UK Factory Gate Prices Rise In August

UK output prices increased in August on oil prices, official data showed Friday. Meanwhile, prices paid by companies to buy materials and fuels recorded the fastest monthly growth since June 2008.

Reflecting price rises of other manufactured, petroleum and chemical products, output prices rose 0.2% month-on-month in August, the same as in July, a report from the Office for National Statistics revealed. The expected growth rate was 0.3%. Price increases in oil and chemical products were partially offset by a drop in tobacco and alcohol product prices.

Annual decline in output prices was the smallest since May with prices falling 0.4% in August, smaller than July’s 1.3% annual drop and the 0.5% decrease expected by economists.

Core output price inflation that excludes food, beverages, tobacco and petroleum accelerated to 0.7% annually from just 0.1% recorded in July. At the same time, core monthly inflation halved to 0.2% from 0.4%. While, annual core inflation came in smaller than the 0.8% rise expected, monthly inflation matched economists’ expectations.

Input prices grew 2.2% on a monthly basis in August, reversing a 1.1% fall in July. Input prices increased more than the expected growth of 1%. August’s growth was the biggest since June 2008.

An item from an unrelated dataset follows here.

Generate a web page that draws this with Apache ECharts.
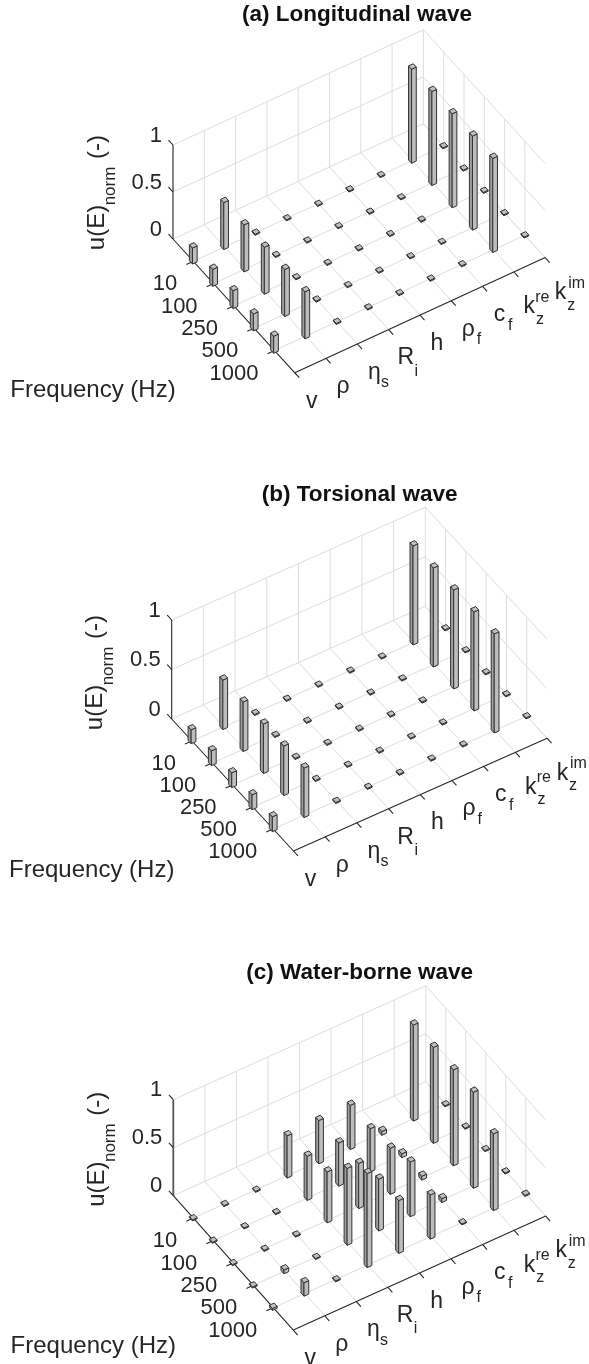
<!DOCTYPE html>
<html>
<head>
<meta charset="utf-8">
<style>html,body{margin:0;padding:0;background:#fff}#c{width:589px;height:1364px}</style>
<script src="https://cdn.jsdelivr.net/npm/echarts@6/dist/echarts.min.js"></script>
</head>
<body>
<div id="c"></div>
<script>
// ---- data ----
const frequencyLabels = ['10', '100', '250', '500', '1000'];
const parameterLabels = ['v', 'ρ', 'η', 'R', 'h', 'ρ', 'c', 'k', 'k'];
const parameterSubs   = ['', '', 's', 'i', '', 'f', 'f', 'z', 'z'];
const parameterSups   = ['', '', '', '', '', '', '', 're', 'im'];
const zTickValues = [0, 0.5, 1];
const zTickLabels = ['0', '0.5', '1'];
const panelTitles = ['(a) Longitudinal wave', '(b) Torsional wave', '(c) Water-borne wave'];

// one row per frequency, one column per parameter
const longitudinal = [
  [0.17, 0.50, 0.01, 0.01, 0.01, 0.01, 0.01, 1.00, 0.01],
  [0.18, 0.50, 0.01, 0.01, 0.01, 0.01, 0.01, 1.00, 0.01],
  [0.19, 0.50, 0.01, 0.01, 0.01, 0.01, 0.01, 1.00, 0.01],
  [0.18, 0.50, 0.01, 0.01, 0.01, 0.01, 0.01, 1.00, 0.01],
  [0.18, 0.50, 0.01, 0.01, 0.01, 0.01, 0.01, 1.00, 0.01]
];
const torsional = [
  [0.14, 0.50, 0.01, 0.01, 0.01, 0.01, 0.01, 1.00, 0.01],
  [0.15, 0.50, 0.01, 0.01, 0.01, 0.01, 0.01, 1.00, 0.01],
  [0.15, 0.50, 0.01, 0.01, 0.01, 0.01, 0.01, 1.00, 0.01],
  [0.15, 0.50, 0.01, 0.01, 0.01, 0.01, 0.01, 1.00, 0.01],
  [0.15, 0.50, 0.01, 0.01, 0.01, 0.01, 0.01, 1.00, 0.01]
];
const waterBorne = [
  [0.01, 0.01, 0.01, 0.44, 0.45, 0.46, 0.04, 1.00, 0.01],
  [0.01, 0.01, 0.01, 0.46, 0.45, 0.45, 0.04, 1.00, 0.01],
  [0.01, 0.01, 0.01, 0.53, 0.47, 0.48, 0.04, 1.00, 0.01],
  [0.01, 0.04, 0.01, 0.80, 0.54, 0.57, 0.04, 1.00, 0.01],
  [0.02, 0.14, 0.01, 0.98, 0.55, 0.46, 0.01, 0.80, 0.01]
];
const panelValues = [longitudinal, torsional, waterBorne];

// ---- layout of each oblique panel (origin = floor corner under the z axis) ----
const panels = [
  { ox: 173,   oy: 239,    ix: 31.3,  iy: -14.4,  jx: 20.3, jy: 22.3, zh: 94,  titleX: 357,   titleY: 15,  zw: 1.1, zc: '#262626' },
  { ox: 171.7, oy: 719,    ix: 31.7,  iy: -14.1,  jx: 20.3, jy: 22.0, zh: 99,  titleX: 359.7, titleY: 495, zw: 1.1, zc: '#262626' },
  { ox: 173.3, oy: 1195.7, ix: 31.56, iy: -14.25, jx: 20.0, jy: 22.4, zh: 96,  titleX: 359.7, titleY: 973, zw: 1.8, zc: '#555555' }
];
const FONT = '"Liberation Sans", Arial, sans-serif';
const GW = 400, GUP = 220, GDOWN = 160;
const nI = parameterLabels.length, jMax = frequencyLabels.length + 1, BAR = 0.15;

function project(p, i, j, z) {
  return [i * p.ix + j * p.jx, -(i * p.iy + j * p.jy) + z * p.zh];
}

const grids = [], xAxes = [], yAxes = [], series = [], titles = [];

function lineEl(api, p, a, b, stroke, w) {
  const A = api.coord(project(p, a[0], a[1], a[2]));
  const B = api.coord(project(p, b[0], b[1], b[2]));
  return { type: 'line', shape: { x1: A[0], y1: A[1], x2: B[0], y2: B[1] }, style: { stroke: stroke, lineWidth: w }, silent: true };
}
function textEl(x, y, text, size, align, rot, color) {
  return {
    type: 'text', x: x, y: y, rotation: rot || 0, silent: true,
    style: { text: text, fontSize: size, fontFamily: FONT, fill: color || '#262626', align: align || 'center', verticalAlign: 'middle' }
  };
}

panels.forEach(function (p, k) {
  grids.push({ left: p.ox, top: p.oy - GUP, width: GW, height: GUP + GDOWN, show: false });
  xAxes.push({ type: 'value', gridIndex: k, min: 0, max: GW, show: false });
  yAxes.push({ type: 'value', gridIndex: k, min: -GDOWN, max: GUP, show: false });
  titles.push({
    text: panelTitles[k], left: p.titleX, top: p.titleY, textAlign: 'center', textVerticalAlign: 'middle', padding: 0,
    textStyle: { fontFamily: FONT, fontSize: 22.5, fontWeight: 'bold', color: '#111' }
  });

  // frame: light grid lines first, then the dark axes with their ticks
  const GRID = '#dedede', AXIS = '#262626';
  const seg = [];
  for (let i = 0; i < nI; i++) {
    if (i > 0) seg.push([i, 0, 0, i, jMax, 0, 0]);
    if (i > 0) seg.push([i, 0, 0, i, 0, 1, 0]);
  }
  for (let j = 1; j < jMax; j++) {
    seg.push([0, j, 0, nI - 1, j, 0, 0]);
    seg.push([nI - 1, j, 0, nI - 1, j, 1, 0]);
  }
  zTickValues.forEach(function (z) {
    seg.push([0, 0, z, nI - 1, 0, z, 0]);
    seg.push([nI - 1, 0, z, nI - 1, jMax, z, 0]);
  });
  seg.push([0, 0, 0, 0, 0, 1, 2]);
  seg.push([0, 0, 0, 0, jMax, 0, 1]);
  seg.push([0, jMax, 0, nI - 1, jMax, 0, 1]);
  for (let i = 0; i < nI; i++) seg.push([i, jMax, 0, i, jMax + 0.22, 0, 1]);
  for (let j = 1; j < jMax; j++) seg.push([0, j, 0, -0.22, j, 0, 1]);
  zTickValues.forEach(function (z) { seg.push([0, 0, z, 0, -0.22, z, 1]); });

  series.push({
    type: 'custom', coordinateSystem: 'cartesian2d', xAxisIndex: k, yAxisIndex: k, silent: true, animation: false, clip: false, z: 2,
    data: seg,
    encode: { x: 0, y: 1 },
    renderItem: function (params, api) {
      const d = seg[params.dataIndex];
      const a = [d[0], d[1], d[2]], b = [d[3], d[4], d[5]];
      if (d[6] === 2) return lineEl(api, p, a, b, p.zc, p.zw);
      return d[6] ? lineEl(api, p, a, b, AXIS, 1.1) : lineEl(api, p, a, b, GRID, 1);
    }
  });

  // bars, back to front: high parameter index and low frequency index first
  const bars = [];
  for (let i = nI - 1; i >= 0; i--) {
    for (let f = 0; f < frequencyLabels.length; f++) {
      bars.push([i, f + 1, panelValues[k][f][i]]);
    }
  }
  series.push({
    type: 'custom', coordinateSystem: 'cartesian2d', xAxisIndex: k, yAxisIndex: k, silent: true, animation: false, clip: false, z: 3,
    data: bars,
    encode: { x: 0, y: 1 },
    renderItem: function (params, api) {
      const i = api.value(0), j = api.value(1), v = api.value(2), h = BAR / 2;
      const P = function (a, b, z) { return api.coord(project(p, i + a, j + b, z)); };
      const edge = { stroke: '#333333', lineWidth: 1, lineJoin: 'round' };
      const face = function (pts, fill) {
        return { type: 'polygon', shape: { points: pts }, style: Object.assign({ fill: fill }, edge), silent: true };
      };
      return {
        type: 'group',
        children: [
          face([P(-h, -h, 0), P(-h, h, 0), P(-h, h, v), P(-h, -h, v)], '#a0a0a0'),
          face([P(-h, h, 0), P(h, h, 0), P(h, h, v), P(-h, h, v)], '#bdbdbd'),
          face([P(-h, -h, v), P(h, -h, v), P(h, h, v), P(-h, h, v)], '#c0c0c0')
        ]
      };
    }
  });

  // text anchored to the ticks through the same projection
  const labels = [];
  parameterLabels.forEach(function (t, i) { labels.push(['param', i]); });
  frequencyLabels.forEach(function (t, f) { labels.push(['freq', f]); });
  zTickLabels.forEach(function (t, n) { labels.push(['z', n]); });
  labels.push(['names', 0]);

  series.push({
    type: 'custom', coordinateSystem: 'cartesian2d', xAxisIndex: k, yAxisIndex: k, silent: true, animation: false, clip: false, z: 4,
    data: labels.map(function (l, n) { return [n, 0]; }),
    encode: { x: 0, y: 1 },
    renderItem: function (params, api) {
      const l = labels[params.dataIndex], n = l[1], ch = [];
      if (l[0] === 'param') {
        const c = api.coord(project(p, n, jMax, 0));
        const hasSup = !!parameterSups[n];
        const mx = c[0] + (hasSup ? 15.4 : 17), my = c[1] + (hasSup ? 35 : 28.5);
        ch.push(textEl(mx, my, parameterLabels[n], 23));
        if (parameterSubs[n]) {
          const sy = parameterSubs[n] === 'i' ? 13 : (hasSup ? 12.5 : 10.5);
          ch.push(textEl(mx + 10.6, my + sy, parameterSubs[n], 16));
        }
        if (hasSup) ch.push(textEl(mx + (n === 8 ? 16 : 13), my - 9.5, parameterSups[n], 16));
      } else if (l[0] === 'freq') {
        const c = api.coord(project(p, 0, n + 1, 0));
        ch.push(textEl(c[0] - 16, c[1] + 23, frequencyLabels[n], 22, 'right'));
      } else if (l[0] === 'z') {
        const c = api.coord(project(p, 0, 0, zTickValues[n]));
        ch.push(textEl(c[0] - 11, c[1] - 9.5, zTickLabels[n], 22, 'right'));
      } else {
        const c = api.coord(project(p, 0, 0, 0));
        ch.push(textEl(c[0] - 80, c[1] + 151, 'Frequency (Hz)', 24));
        const r = Math.PI / 2;
        ch.push(textEl(c[0] - 76, c[1] - 11.5, 'u(E)', 24, 'center', r));
        ch.push(textEl(c[0] - 63, c[1] - 53, 'norm', 17, 'center', r));
        ch.push(textEl(c[0] - 76, c[1] - 92, '(-)', 24, 'center', r));
      }
      return { type: 'group', children: ch };
    }
  });
});

const chart = echarts.init(document.getElementById('c'), null, { renderer: 'canvas' });
chart.setOption({
  backgroundColor: '#ffffff',
  animation: false,
  title: titles,
  grid: grids,
  xAxis: xAxes,
  yAxis: yAxes,
  series: series
});
</script>
</body>
</html>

Meanwhile, the input price index for materials and fuels purchased by manufacturing industry slipped 7.5% in August from the prior year compared to a larger decline of 12.2% in July and a consensus forecast for a 8.4% drop.

The ONS is set to issue the CPI data for August on September 15. The rise is factory-gate prices suggest an upward pressure on consumer prices. Consumer prices are forecast to rise 0.3% month-on-month in August, after staying flat in July. Annual inflation is expected to slow to 1.6% from July’s 1.8%.

The Bank of England said in its latest quarterly Inflation Report that the CPI inflation is more likely to fall below 1% in autumn, requiring an open letter from the Governor to the Chancellor.

On September 10, the central bank had maintained its interest rate for the sixth consecutive month at 0.5% and also voted to continue the GBP 175 billion asset purchase programme using central bank reserves.